What you should do: All lines from the beginning of the listing through the line with "vals.forEach((v, gi) =>" are to be copied word for word; the pictures are not.
╭──
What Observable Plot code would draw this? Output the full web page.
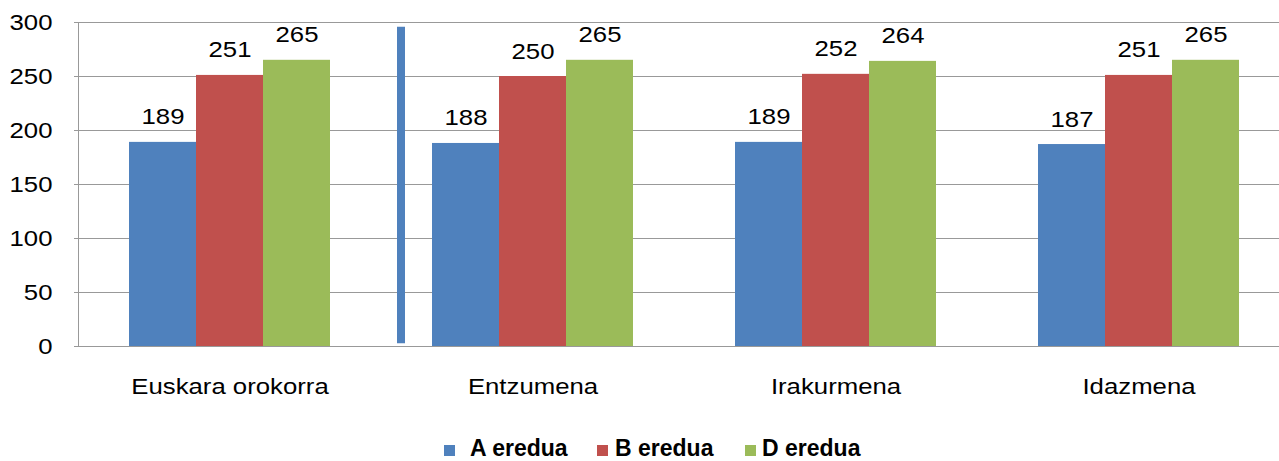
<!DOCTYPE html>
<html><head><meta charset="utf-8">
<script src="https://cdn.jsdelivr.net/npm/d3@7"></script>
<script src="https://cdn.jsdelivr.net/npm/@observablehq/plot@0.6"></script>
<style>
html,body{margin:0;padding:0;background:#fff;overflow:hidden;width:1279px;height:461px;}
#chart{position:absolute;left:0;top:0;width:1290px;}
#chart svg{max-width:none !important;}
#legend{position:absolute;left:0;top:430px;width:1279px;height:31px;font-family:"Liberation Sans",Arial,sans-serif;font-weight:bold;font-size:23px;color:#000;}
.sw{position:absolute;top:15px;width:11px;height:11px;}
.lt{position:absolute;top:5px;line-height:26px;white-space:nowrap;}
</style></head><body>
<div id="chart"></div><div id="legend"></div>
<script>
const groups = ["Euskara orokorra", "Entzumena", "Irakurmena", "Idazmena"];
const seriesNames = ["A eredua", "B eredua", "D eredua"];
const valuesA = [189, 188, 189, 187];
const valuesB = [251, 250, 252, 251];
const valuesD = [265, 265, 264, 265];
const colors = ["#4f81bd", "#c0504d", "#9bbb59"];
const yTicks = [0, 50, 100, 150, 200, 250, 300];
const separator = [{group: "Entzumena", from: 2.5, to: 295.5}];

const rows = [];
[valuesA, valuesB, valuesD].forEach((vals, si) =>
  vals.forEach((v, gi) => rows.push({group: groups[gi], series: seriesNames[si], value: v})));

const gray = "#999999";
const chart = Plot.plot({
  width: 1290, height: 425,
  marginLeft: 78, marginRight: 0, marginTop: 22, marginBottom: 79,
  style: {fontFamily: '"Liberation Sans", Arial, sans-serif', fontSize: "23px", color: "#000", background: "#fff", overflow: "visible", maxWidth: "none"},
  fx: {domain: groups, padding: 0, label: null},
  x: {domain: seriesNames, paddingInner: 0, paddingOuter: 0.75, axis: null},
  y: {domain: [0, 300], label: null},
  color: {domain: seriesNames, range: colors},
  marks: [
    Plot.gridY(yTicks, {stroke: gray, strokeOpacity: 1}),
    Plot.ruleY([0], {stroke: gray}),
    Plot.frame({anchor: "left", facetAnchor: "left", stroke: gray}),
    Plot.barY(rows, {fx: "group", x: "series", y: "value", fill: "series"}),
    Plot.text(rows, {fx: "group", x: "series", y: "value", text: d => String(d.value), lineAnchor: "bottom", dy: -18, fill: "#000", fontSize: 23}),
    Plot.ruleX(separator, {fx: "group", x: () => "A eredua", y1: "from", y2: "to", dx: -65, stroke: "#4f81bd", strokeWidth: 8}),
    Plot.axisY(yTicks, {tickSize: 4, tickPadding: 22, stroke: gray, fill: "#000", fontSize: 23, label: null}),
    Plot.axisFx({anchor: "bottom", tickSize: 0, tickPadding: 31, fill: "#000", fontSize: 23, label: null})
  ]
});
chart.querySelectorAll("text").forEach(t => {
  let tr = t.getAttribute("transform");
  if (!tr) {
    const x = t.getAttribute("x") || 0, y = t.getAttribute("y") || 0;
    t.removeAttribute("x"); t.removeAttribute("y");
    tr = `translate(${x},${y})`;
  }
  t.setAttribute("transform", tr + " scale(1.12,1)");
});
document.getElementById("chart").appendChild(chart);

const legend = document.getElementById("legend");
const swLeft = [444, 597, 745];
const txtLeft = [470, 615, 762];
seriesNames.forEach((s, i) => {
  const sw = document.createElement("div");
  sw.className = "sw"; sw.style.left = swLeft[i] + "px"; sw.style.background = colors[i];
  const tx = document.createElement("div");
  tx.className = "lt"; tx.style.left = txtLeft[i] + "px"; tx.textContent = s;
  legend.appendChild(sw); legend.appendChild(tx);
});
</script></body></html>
╰──
Task answer:
What Observable Plot code would draw this? Output the full web page.
<!DOCTYPE html>
<html><head><meta charset="utf-8">
<script src="https://cdn.jsdelivr.net/npm/d3@7"></script>
<script src="https://cdn.jsdelivr.net/npm/@observablehq/plot@0.6"></script>
<style>
html,body{margin:0;padding:0;background:#fff;overflow:hidden;width:1279px;height:461px;}
#chart{position:absolute;left:0;top:0;width:1290px;}
#chart svg{max-width:none !important;}
#legend{position:absolute;left:0;top:430px;width:1279px;height:31px;font-family:"Liberation Sans",Arial,sans-serif;font-weight:bold;font-size:23px;color:#000;}
.sw{position:absolute;top:15px;width:11px;height:11px;}
.lt{position:absolute;top:5px;line-height:26px;white-space:nowrap;}
</style></head><body>
<div id="chart"></div><div id="legend"></div>
<script>
const groups = ["Euskara orokorra", "Entzumena", "Irakurmena", "Idazmena"];
const seriesNames = ["A eredua", "B eredua", "D eredua"];
const valuesA = [189, 188, 189, 187];
const valuesB = [251, 250, 252, 251];
const valuesD = [265, 265, 264, 265];
const colors = ["#4f81bd", "#c0504d", "#9bbb59"];
const yTicks = [0, 50, 100, 150, 200, 250, 300];
const separator = [{group: "Entzumena", from: 2.5, to: 295.5}];

const rows = [];
[valuesA, valuesB, valuesD].forEach((vals, si) =>
  vals.forEach((v, gi) => rows.push({group: groups[gi], series: seriesNames[si], value: v})));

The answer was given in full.